Condensed Matter Seminar

October 13 2016

G126 Noon

 

J. H. Pixley

University of Maryland

 

Avoided quantum criticality and single particle excitations in weakly disordered Weyl semimetals

 

Abstract

We will discuss the effects of short-range random potential disorder on three-dimensional Dirac and Weyl semi-metals. We focus on the proposed quantum critical point (QCP) separating a semi-metal and diffusive metal phase driven by disorder. We explore the non-perturbative effects of rare regions using Lanczos and the kernel polynomial method, from which we establish the existence of two distinct types of excitations in the weak disorder regime. The first are perturbatively renormalized dispersive Dirac states and the second are weakly dispersive quasi-localized “rare” eigenstates [2].  We confirm that these rare eigenstates contribute an exponentially small but non-zero density of states at zero energy, thus converting the semi-metal to diffusive metal transition into an avoided quantum critical point  [1]. Nonetheless, we show a quantum critical scaling regime still exists albeit only at finite temperature or energy.
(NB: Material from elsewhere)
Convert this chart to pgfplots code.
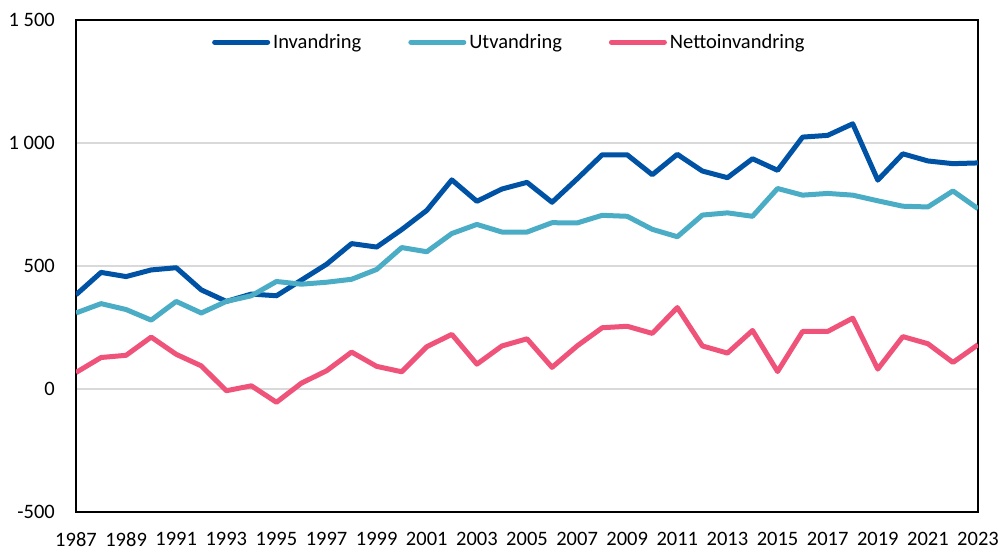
\documentclass[border=0pt]{standalone}
\usepackage{fontspec}
\setmainfont{Carlito}
\usepackage{pgfplots}
\pgfplotsset{compat=1.18}
\definecolor{inv}{RGB}{0,82,165}
\definecolor{utv}{RGB}{75,172,198}
\definecolor{net}{RGB}{240,83,122}
\begin{document}
\begin{tikzpicture}
\begin{axis}[
 scale only axis, width=902pt, height=492pt,
 xmin=1987, xmax=2023, ymin=-500, ymax=1500,
 xtick={1987,1989,...,2023},
 ytick={-500,0,500,1000,1500},
 yticklabels={-500,0,500,1 000,1 500},
 /pgf/number format/1000 sep={},
 /pgf/number format/assume math mode=true,
 tick style={draw=none},
 major tick length=0pt,
 ymajorgrids, grid style={color=black!15, line width=1.3pt},
 axis line style={line width=1.3pt},
 ticklabel style={font=\fontsize{20.5}{24}\selectfont, inner sep=0pt},
 xticklabel style={anchor=north, yshift=-20pt},
 yticklabel style={anchor=east, xshift=-21pt},
 legend style={at={(0.481,0.955)}, anchor=center, draw=none, fill=none,
   legend columns=3, font=\fontsize{20.5}{24}\selectfont,
   /tikz/every even column/.append style={column sep=44pt},
   nodes={inner sep=3pt}},
 legend image code/.code={\draw[#1, line cap=round] (0pt,0pt) -- (53pt,0pt);},
 every axis plot/.append style={line width=5pt, line join=round},
]
\addplot[color=inv] coordinates {
(1987,383)(1988,474)(1989,457)(1990,484)(1991,493)(1992,403)(1993,356)(1994,386)(1995,379)(1996,443)(1997,507)(1998,591)(1999,577)
(2000,648)(2001,726)(2002,850)(2003,763)(2004,813)(2005,840)(2006,759)(2007,854)(2008,952)(2009,952)(2010,871)(2011,954)
(2012,886)(2013,859)(2014,936)(2015,889)(2016,1024)(2017,1031)(2018,1078)(2019,849)(2020,956)(2021,927)(2022,916)(2023,919)};
\addlegendentry{Invandring}
\addplot[color=utv] coordinates {
(1987,309)(1988,347)(1989,323)(1990,280)(1991,356)(1992,309)(1993,356)(1994,379)(1995,437)(1996,426)(1997,434)(1998,446)(1999,486)
(2000,575)(2001,558)(2002,632)(2003,669)(2004,638)(2005,638)(2006,676)(2007,675)(2008,706)(2009,702)(2010,649)(2011,619)
(2012,707)(2013,716)(2014,702)(2015,815)(2016,788)(2017,795)(2018,788)(2019,765)(2020,743)(2021,740)(2022,805)(2023,733)};
\addlegendentry{Utvandring}
\addplot[color=net] coordinates {
(1987,67)(1988,128)(1989,137)(1990,211)(1991,141)(1992,94)(1993,-7)(1994,13)(1995,-54)(1996,24)(1997,74)(1998,150)(1999,92)
(2000,70)(2001,172)(2002,222)(2003,101)(2004,175)(2005,204)(2006,88)(2007,175)(2008,249)(2009,255)(2010,226)(2011,331)
(2012,175)(2013,146)(2014,238)(2015,71)(2016,234)(2017,234)(2018,288)(2019,81)(2020,213)(2021,184)(2022,108)(2023,180)};
\addlegendentry{Nettoinvandring}
\end{axis}
\path ([xshift=-76pt,yshift=-39pt]current axis.south west) rectangle ([xshift=22pt,yshift=20pt]current axis.north east);
\end{tikzpicture}
\end{document}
We establish how to find the location of the avoided QCP and tune how strongly it is avoided [3]. Lastly, we determine the nature of single particle excitations in the weak disorder and quantum critical regime.

[1] J. H. Pixley, David A. Huse, S. Das Sarma, PRX 6, 021042 (2016).
[2] Rahul Nandkishore, David A. Huse, S.L. Sondhi , PRB 89, 245110 (2014)
[2] J. H. Pixley, David A. Huse, S. Das Sarma, PRB 94, 121107(R) (2016).